Exercise requirements: Type out the complete listing below word for word, without its pictures.

• • • •

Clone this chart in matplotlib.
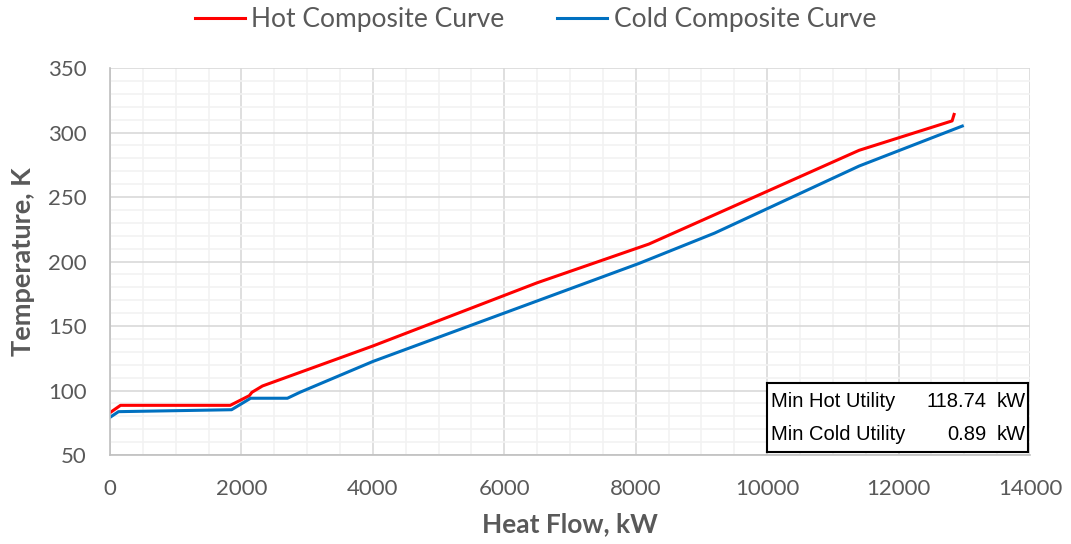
import matplotlib.pyplot as plt
from matplotlib.ticker import MultipleLocator

# hot composite curve (heat flow kW, temperature K)
hot_q = [0, 160, 1830, 2120, 2160, 2320, 4000, 6500, 8200, 11400, 12815, 12845]
hot_t = [82.8, 88.5, 88.5, 96, 98.6, 103.5, 134.5, 183.5, 213.5, 286.2, 309, 314]

# cold composite curve
cold_q = [0, 130, 1850, 2140, 2700, 2890, 4000, 8050, 9200, 11400, 12970]
cold_t = [79.2, 83.6, 85.1, 94, 94, 98.6, 122.5, 198.5, 222, 274, 305]

min_hot = "118.74"
min_cold = "0.89"

grey = "#595959"
plt.rcParams['font.family'] = ['Lato', 'DejaVu Sans']

fig = plt.figure(figsize=(10.71, 5.44), dpi=100)
ax = fig.add_axes([0.1027, 0.1636, 0.859, 0.7114])

ax.plot(hot_q, hot_t, color="#ff0000", lw=2.2, label="Hot Composite Curve")
ax.plot(cold_q, cold_t, color="#0070c0", lw=2.2, label="Cold Composite Curve")

ax.set_xlim(0, 14000)
ax.set_ylim(50, 350)
ax.xaxis.set_major_locator(MultipleLocator(2000))
ax.xaxis.set_minor_locator(MultipleLocator(500))
ax.yaxis.set_major_locator(MultipleLocator(50))
ax.yaxis.set_minor_locator(MultipleLocator(10))
ax.grid(which="major", color="#d9d9d9", lw=1.2)
ax.grid(which="minor", color="#f2f2f2", lw=1.2)
ax.set_axisbelow(True)
ax.tick_params(which="both", length=0, labelsize=16, labelcolor=grey)
ax.tick_params(axis="x", pad=17)
ax.tick_params(axis="y", pad=17)
for s in ["top", "right"]:
    ax.spines[s].set_visible(False)
for s in ["left", "bottom"]:
    ax.spines[s].set_color("#bfbfbf")
    ax.spines[s].set_linewidth(1.2)

ax.set_xlabel("Heat Flow, kW", fontsize=19, fontweight="bold", color=grey, labelpad=10)
ax.set_ylabel("Temperature, K", fontsize=19.5, fontweight="bold", color=grey, labelpad=9.5)

leg = fig.legend(loc="upper center", bbox_to_anchor=(0.5, 1.03), ncol=2, frameon=False,
                 fontsize=19, handlelength=1.9, handletextpad=0.25, columnspacing=2.0)
for t in leg.get_texts():
    t.set_color(grey)

# utility summary box
box = fig.add_axes([767 / 1071, 1 - 452 / 544, 261 / 1071, 69 / 544])
box.set_xticks([])
box.set_yticks([])
for s in box.spines.values():
    s.set_color("black")
    s.set_linewidth(1.5)
bf = dict(family="Liberation Sans", fontsize=14.5, color="black", va="center")
box.text(0.015, 0.73, "Min Hot Utility", ha="left", **bf)
box.text(0.84, 0.73, min_hot, ha="right", **bf)
box.text(0.99, 0.73, "kW", ha="right", **bf)
box.text(0.015, 0.26, "Min Cold Utility", ha="left", **bf)
box.text(0.84, 0.26, min_cold, ha="right", **bf)
box.text(0.99, 0.26, "kW", ha="right", **bf)

fig.savefig("out.png", dpi=100)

• • • •

Reply:
Clone this chart in matplotlib.
import matplotlib.pyplot as plt
from matplotlib.ticker import MultipleLocator

# hot composite curve (heat flow kW, temperature K)
hot_q = [0, 160, 1830, 2120, 2160, 2320, 4000, 6500, 8200, 11400, 12815, 12845]
hot_t = [82.8, 88.5, 88.5, 96, 98.6, 103.5, 134.5, 183.5, 213.5, 286.2, 309, 314]

# cold composite curve
cold_q = [0, 130, 1850, 2140, 2700, 2890, 4000, 8050, 9200, 11400, 12970]
cold_t = [79.2, 83.6, 85.1, 94, 94, 98.6, 122.5, 198.5, 222, 274, 305]

min_hot = "118.74"
min_cold = "0.89"

grey = "#595959"
plt.rcParams['font.family'] = ['Lato', 'DejaVu Sans']

fig = plt.figure(figsize=(10.71, 5.44), dpi=100)
ax = fig.add_axes([0.1027, 0.1636, 0.859, 0.7114])

ax.plot(hot_q, hot_t, color="#ff0000", lw=2.2, label="Hot Composite Curve")
ax.plot(cold_q, cold_t, color="#0070c0", lw=2.2, label="Cold Composite Curve")

ax.set_xlim(0, 14000)
ax.set_ylim(50, 350)
ax.xaxis.set_major_locator(MultipleLocator(2000))
ax.xaxis.set_minor_locator(MultipleLocator(500))
ax.yaxis.set_major_locator(MultipleLocator(50))
ax.yaxis.set_minor_locator(MultipleLocator(10))
ax.grid(which="major", color="#d9d9d9", lw=1.2)
ax.grid(which="minor", color="#f2f2f2", lw=1.2)
ax.set_axisbelow(True)
ax.tick_params(which="both", length=0, labelsize=16, labelcolor=grey)
ax.tick_params(axis="x", pad=17)
ax.tick_params(axis="y", pad=17)
for s in ["top", "right"]:
    ax.spines[s].set_visible(False)
for s in ["left", "bottom"]:
    ax.spines[s].set_color("#bfbfbf")
    ax.spines[s].set_linewidth(1.2)

ax.set_xlabel("Heat Flow, kW", fontsize=19, fontweight="bold", color=grey, labelpad=10)
ax.set_ylabel("Temperature, K", fontsize=19.5, fontweight="bold", color=grey, labelpad=9.5)

leg = fig.legend(loc="upper center", bbox_to_anchor=(0.5, 1.03), ncol=2, frameon=False,
                 fontsize=19, handlelength=1.9, handletextpad=0.25, columnspacing=2.0)
for t in leg.get_texts():
    t.set_color(grey)

# utility summary box
box = fig.add_axes([767 / 1071, 1 - 452 / 544, 261 / 1071, 69 / 544])
box.set_xticks([])
box.set_yticks([])
for s in box.spines.values():
    s.set_color("black")
    s.set_linewidth(1.5)
bf = dict(family="Liberation Sans", fontsize=14.5, color="black", va="center")
box.text(0.015, 0.73, "Min Hot Utility", ha="left", **bf)
box.text(0.84, 0.73, min_hot, ha="right", **bf)
box.text(0.99, 0.73, "kW", ha="right", **bf)
box.text(0.015, 0.26, "Min Cold Utility", ha="left", **bf)
box.text(0.84, 0.26, min_cold, ha="right", **bf)
box.text(0.99, 0.26, "kW", ha="right", **bf)

fig.savefig("out.png", dpi=100)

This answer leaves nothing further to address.